**** DATASET ENTRIES

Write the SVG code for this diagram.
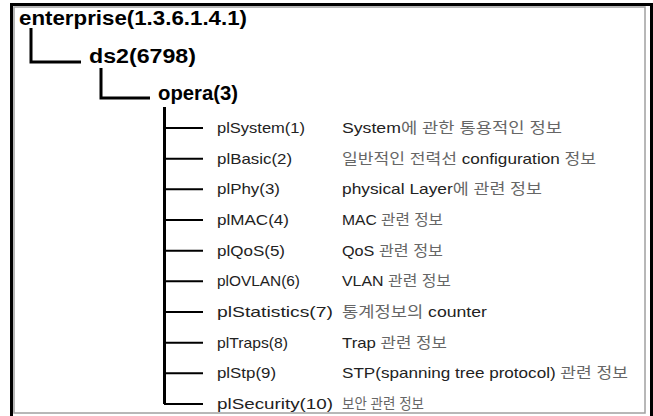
<svg xmlns="http://www.w3.org/2000/svg" width="653" height="416" viewBox="0 0 653 416">
  <style>
    .head { font-family: "Liberation Sans", Arial, sans-serif; font-weight: bold; font-size: 20px; fill: #000; }
    .oid { font-family: "Liberation Sans", Arial, sans-serif; font-size: 15px; fill: #222; }
    .desc { font-family: "Liberation Sans", "Noto Sans CJK KR", sans-serif; font-size: 15px; fill: #222; }
    .ko { fill: #666; }
    .tree { fill: none; stroke: #000; stroke-width: 3; }
    .branch { fill: none; stroke: #000; stroke-width: 2; }
  </style>
  <rect x="0" y="0" width="653" height="416" fill="#fff"/>

  <!-- frame -->
  <g id="frame">
    <path d="M11.5 416 V4.5 H651.5 V416" fill="none" stroke="#000" stroke-width="3"/>
    <rect x="14" y="7" width="631" height="406" fill="none" stroke="#a0a0a0" stroke-width="1.5"/>
  </g>

  <!-- connectors -->
  <g id="connectors">
    <path class="tree" d="M31 28 V62 H81"/>
    <path class="tree" d="M101 68 V98 H150"/>
    <path class="tree" d="M164.5 107 V404"/>
    <path class="branch" d="M164 128 H203 M164 158.7 H203 M164 189.3 H203 M164 220 H203 M164 250.7 H203 M164 281.3 H203 M164 312 H203 M164 342.7 H203 M164 373.3 H203 M164 404 H203"/>
  </g>

  <g id="enterprise"><text class="head" x="19" y="25" textLength="228" lengthAdjust="spacingAndGlyphs">enterprise(1.3.6.1.4.1)</text></g>
  <g id="ds2"><text class="head" x="89" y="63" textLength="107" lengthAdjust="spacingAndGlyphs">ds2(6798)</text></g>
  <g id="opera"><text class="head" x="158" y="100" textLength="80" lengthAdjust="spacingAndGlyphs">opera(3)</text></g>

  <g id="plSystem">
    <text class="oid" x="217" y="133" textLength="88" lengthAdjust="spacingAndGlyphs">plSystem(1)</text>
    <text class="desc" x="342" y="133" textLength="220" lengthAdjust="spacingAndGlyphs">System<tspan class="ko">에 관한 통용적인 정보</tspan></text>
  </g>
  <g id="plBasic">
    <text class="oid" x="217" y="163.7" textLength="75" lengthAdjust="spacingAndGlyphs">plBasic(2)</text>
    <text class="desc" x="342" y="163.7" textLength="254" lengthAdjust="spacingAndGlyphs"><tspan class="ko">일반적인 전력선 </tspan>configuration<tspan class="ko"> 정보</tspan></text>
  </g>
  <g id="plPhy">
    <text class="oid" x="217" y="194.3" textLength="63" lengthAdjust="spacingAndGlyphs">plPhy(3)</text>
    <text class="desc" x="342" y="194.3" textLength="200" lengthAdjust="spacingAndGlyphs">physical Layer<tspan class="ko">에 관련 정보</tspan></text>
  </g>
  <g id="plMAC">
    <text class="oid" x="217" y="225" textLength="72" lengthAdjust="spacingAndGlyphs">plMAC(4)</text>
    <text class="desc" x="342" y="225" textLength="101" lengthAdjust="spacingAndGlyphs">MAC <tspan class="ko">관련 정보</tspan></text>
  </g>
  <g id="plQoS">
    <text class="oid" x="217" y="255.7" textLength="68" lengthAdjust="spacingAndGlyphs">plQoS(5)</text>
    <text class="desc" x="342" y="255.7" textLength="101" lengthAdjust="spacingAndGlyphs">QoS <tspan class="ko">관련 정보</tspan></text>
  </g>
  <g id="plOVLAN">
    <text class="oid" x="217" y="286.3" textLength="83" lengthAdjust="spacingAndGlyphs">plOVLAN(6)</text>
    <text class="desc" x="342" y="286.3" textLength="109" lengthAdjust="spacingAndGlyphs">VLAN <tspan class="ko">관련 정보</tspan></text>
  </g>
  <g id="plStatistics">
    <text class="oid" x="217" y="317" textLength="116" lengthAdjust="spacingAndGlyphs">plStatistics(7)</text>
    <text class="desc" x="342" y="317" textLength="145" lengthAdjust="spacingAndGlyphs"><tspan class="ko">통계정보의 </tspan>counter</text>
  </g>
  <g id="plTraps">
    <text class="oid" x="217" y="347.7" textLength="71" lengthAdjust="spacingAndGlyphs">plTraps(8)</text>
    <text class="desc" x="342" y="347.7" textLength="105" lengthAdjust="spacingAndGlyphs">Trap <tspan class="ko">관련 정보</tspan></text>
  </g>
  <g id="plStp">
    <text class="oid" x="217" y="378.3" textLength="59" lengthAdjust="spacingAndGlyphs">plStp(9)</text>
    <text class="desc" x="342" y="378.3" textLength="286" lengthAdjust="spacingAndGlyphs">STP(spanning tree protocol) <tspan class="ko">관련 정보</tspan></text>
  </g>
  <g id="plSecurity">
    <text class="oid" x="217" y="409" textLength="116" lengthAdjust="spacingAndGlyphs">plSecurity(10)</text>
    <text class="desc" x="342" y="409" textLength="82" lengthAdjust="spacingAndGlyphs"><tspan class="ko">보안 관련 정보</tspan></text>
  </g>
</svg>
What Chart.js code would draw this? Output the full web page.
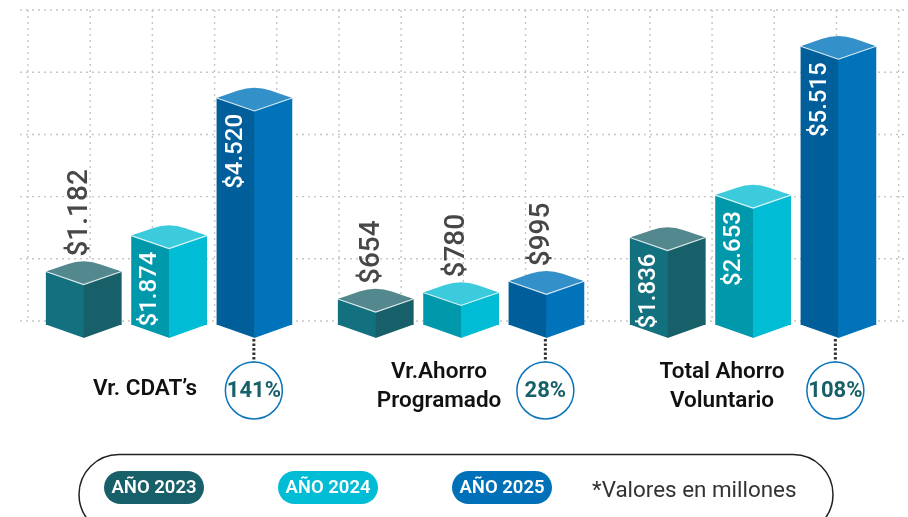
<!DOCTYPE html>
<html>
<head>
<meta charset="utf-8">
<style>html,body{margin:0;padding:0;background:#fff}canvas{display:block}</style>
<script src="https://cdn.jsdelivr.net/npm/chart.js@4"></script>
</head>
<body>
<canvas id="c" width="908" height="517"></canvas>
<script>
const categories = [["Vr. CDAT’s"], ["Vr.Ahorro", "Programado"], ["Total Ahorro", "Voluntario"]];
const years = ["AÑO 2023", "AÑO 2024", "AÑO 2025"];
const values2023 = [1182, 654, 1836];
const values2024 = [1874, 780, 2653];
const values2025 = [4520, 995, 5515];
const growth = ["141%", "28%", "108%"];
const valueLabels2023 = ["$1.182", "$654", "$1.836"];
const valueLabels2024 = ["$1.874", "$780", "$2.653"];
const valueLabels2025 = ["$4.520", "$995", "$5.515"];
const gridValues = [231, 1427, 2623, 3819, 5015, 6211];
const note = "*Valores en millones";

const FONT = 'Roboto, "Open Sans", sans-serif';
const palettes = [
  {left:"#13717f", right:"#186069", topIn:"#54888f", topOut:"#2a6f7a", pill:"#186069"},
  {left:"#0099ab", right:"#00bcd4", topIn:"#3ccbdc", topOut:"#18b8cc", pill:"#00bcd4"},
  {left:"#005f9a", right:"#0073bb", topIn:"#3490c8", topOut:"#1678b6", pill:"#0070b8"}
];
const labelSets = [valueLabels2023, valueLabels2024, valueLabels2025];
const captionShift = [-24, -22, -31];
const badgeShift = [-0.5, -1, -3];

function diamondTop(ctx, L, R, y, rise) {
  const cx = (L + R) / 2;
  ctx.beginPath();
  ctx.moveTo(L, y);
  ctx.lineTo(cx, y + rise);
  ctx.lineTo(R, y);
  ctx.arcTo(cx, y - rise, L, y, 50);
  ctx.lineTo(L, y);
  ctx.closePath();
}

const cuboidPlugin = {
  id: "cuboid",
  beforeDatasetsDraw(chart) {
    const {ctx} = chart;
    const ys = chart.scales.y;
    const pix = gridValues.map(v => ys.getPixelForValue(v));
    const pitch = pix[0] - pix[1];
    ctx.save();
    ctx.strokeStyle = "#c6c6c6";
    ctx.lineWidth = 1.4;
    ctx.setLineDash([2, 4]);
    pix.forEach(y => {
      ctx.beginPath(); ctx.moveTo(20, y); ctx.lineTo(908, y); ctx.stroke();
    });
    for (let x = 28; x < 908; x += pitch) {
      ctx.beginPath(); ctx.moveTo(x, pix[pix.length - 1]); ctx.lineTo(x, pix[0]); ctx.stroke();
    }
    ctx.restore();
  },
  afterDatasetsDraw(chart) {
    const {ctx} = chart;
    const base = chart.scales.y.getPixelForValue(chart.scales.y.min);
    chart.data.datasets.forEach((ds, di) => {
      const pal = palettes[di];
      chart.getDatasetMeta(di).data.forEach((bar, i) => {
        const L = bar.x - bar.width / 2, R = bar.x + bar.width / 2, cx = bar.x;
        const top = bar.y;
        const rise = bar.width * 0.172;
        ctx.save();
        // right face
        ctx.fillStyle = pal.right;
        ctx.fillRect(cx, top, R - cx, base - top);
        // lower chevrons
        ctx.fillStyle = pal.left;
        ctx.beginPath(); ctx.moveTo(L, base - .5); ctx.lineTo(cx + .5, base - .5); ctx.lineTo(cx + .5, base + rise); ctx.closePath(); ctx.fill();
        ctx.fillStyle = pal.right;
        ctx.beginPath(); ctx.moveTo(R, base - .5); ctx.lineTo(cx, base - .5); ctx.lineTo(cx, base + rise); ctx.closePath(); ctx.fill();
        // upper diamond
        const g = ctx.createRadialGradient(cx, top - 2, 4, cx, top - 2, bar.width * .55);
        g.addColorStop(0, pal.topIn);
        g.addColorStop(.7, pal.topIn);
        g.addColorStop(1, pal.topOut);
        diamondTop(ctx, L, R, top, rise);
        ctx.fillStyle = g;
        ctx.fill();
        // highlight on the front edges
        ctx.strokeStyle = "rgba(255,255,255,.85)";
        ctx.lineWidth = 1.2;
        ctx.beginPath(); ctx.moveTo(L, top); ctx.lineTo(cx, top + rise); ctx.lineTo(R, top); ctx.stroke();
        // value label
        const big = ds.data[i] > 1500;
        ctx.translate(big ? L + 18 : cx - 5, big ? top + 16 : top - rise - 2);
        ctx.rotate(-Math.PI / 2);
        ctx.textBaseline = "middle";
        if (big) {
          ctx.textAlign = "right"; ctx.fillStyle = "#fff"; ctx.font = "500 24px " + FONT;
        } else {
          ctx.textAlign = "left"; ctx.fillStyle = "#474747"; ctx.font = "500 28px " + FONT;
        }
        ctx.fillText(labelSets[di][i], 0, 1);
        ctx.restore();
      });
    });

    // captions, circles, connectors
    const last = chart.getDatasetMeta(2).data;
    const xs = chart.scales.x;
    categories.forEach((lines, i) => {
      const bar = last[i];
      const bx = bar.x + badgeShift[i];
      const tip = base + bar.width * .172;
      const cy = 390.5, r = 28.5;
      ctx.save();
      ctx.strokeStyle = "#333";
      ctx.lineWidth = 3;
      ctx.setLineDash([2.5, 2]);
      ctx.beginPath(); ctx.moveTo(bx, tip + 1); ctx.lineTo(bx, cy - r); ctx.stroke();
      ctx.setLineDash([]);
      ctx.strokeStyle = "#0a75bb";
      ctx.lineWidth = 1.5;
      ctx.beginPath(); ctx.arc(bx, cy, r, 0, Math.PI * 2); ctx.stroke();
      ctx.fillStyle = "#186069";
      ctx.font = "700 22px " + FONT;
      ctx.textAlign = "center"; ctx.textBaseline = "middle";
      ctx.fillText(growth[i], bx, cy + 1);
      ctx.fillStyle = "#111";
      ctx.font = "600 22.5px " + FONT;
      const gx = xs.getPixelForValue(i) + captionShift[i];
      const y0 = lines.length === 1 ? 389 : 372;
      lines.forEach((t, k) => ctx.fillText(t, gx, y0 + k * 29));
      ctx.restore();
    });

    // legend panel
    ctx.save();
    ctx.strokeStyle = "#222";
    ctx.lineWidth = 1.5;
    ctx.beginPath();
    ctx.roundRect(79, 454.5, 754, 80, 40);
    ctx.stroke();
    const pillX = [104, 278, 452];
    years.forEach((t, i) => {
      ctx.fillStyle = palettes[i].pill;
      ctx.beginPath();
      ctx.roundRect(pillX[i], 471, 100, 33, 16.5);
      ctx.fill();
      ctx.fillStyle = "#fff";
      ctx.font = "600 18.5px " + FONT;
      ctx.textAlign = "center"; ctx.textBaseline = "middle";
      ctx.fillText(t, pillX[i] + 50, 488);
    });
    ctx.fillStyle = "#333";
    ctx.font = "400 22.4px " + FONT;
    ctx.textAlign = "left";
    ctx.fillText(note, 592, 491);
    ctx.restore();
  }
};

new Chart(document.getElementById("c"), {
  type: "bar",
  data: {
    labels: categories.map(l => l.join(" ")),
    datasets: [values2023, values2024, values2025].map((d, i) => ({
      label: years[i], data: d, backgroundColor: palettes[i].left, borderWidth: 0,
      categoryPercentage: 0.877, barPercentage: 0.885
    }))
  },
  options: {
    responsive: false,
    animation: false,
    layout: {padding: {left: 23, right: 9, top: 10, bottom: 192}},
    plugins: {legend: {display: false}, tooltip: {enabled: false}},
    scales: {
      x: {display: false},
      y: {display: false, min: 154, max: 6212}
    }
  },
  plugins: [cuboidPlugin]
});
</script>
</body>
</html>
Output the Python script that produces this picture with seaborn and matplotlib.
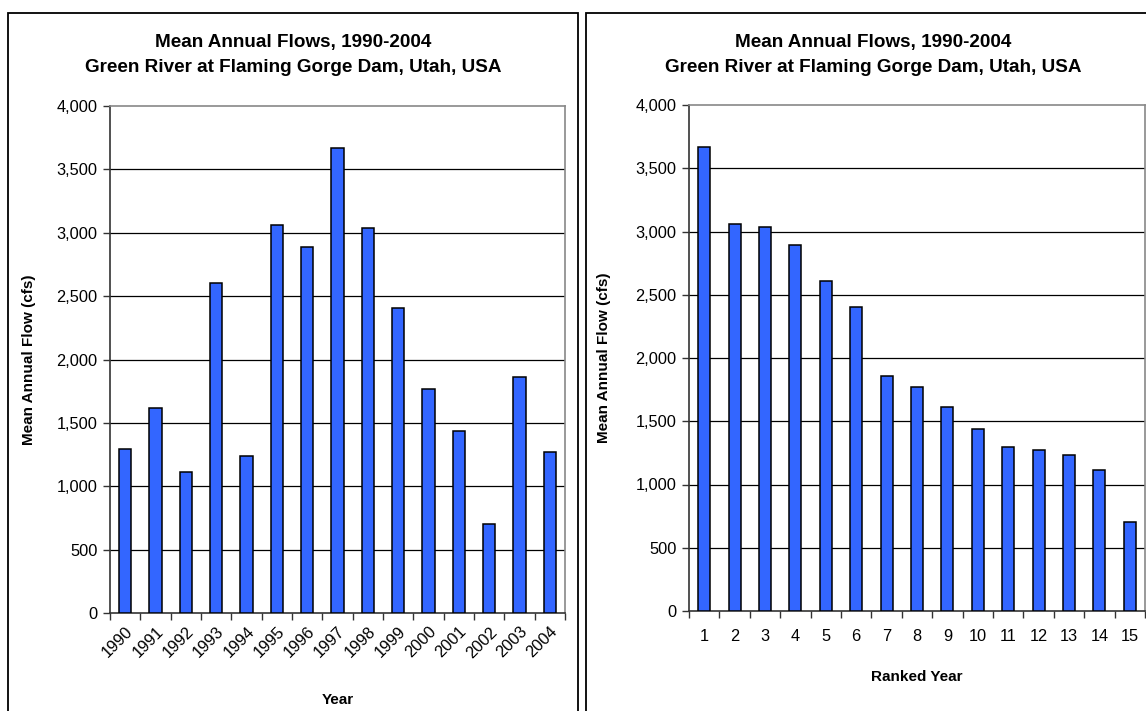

********

TO BE DONE:
Write down every line of the data above that includes the string "Output".

TASK ANSWER:
What Chart.js code would draw this? Output the full web page.
Output the Python script that produces this picture with seaborn and matplotlib.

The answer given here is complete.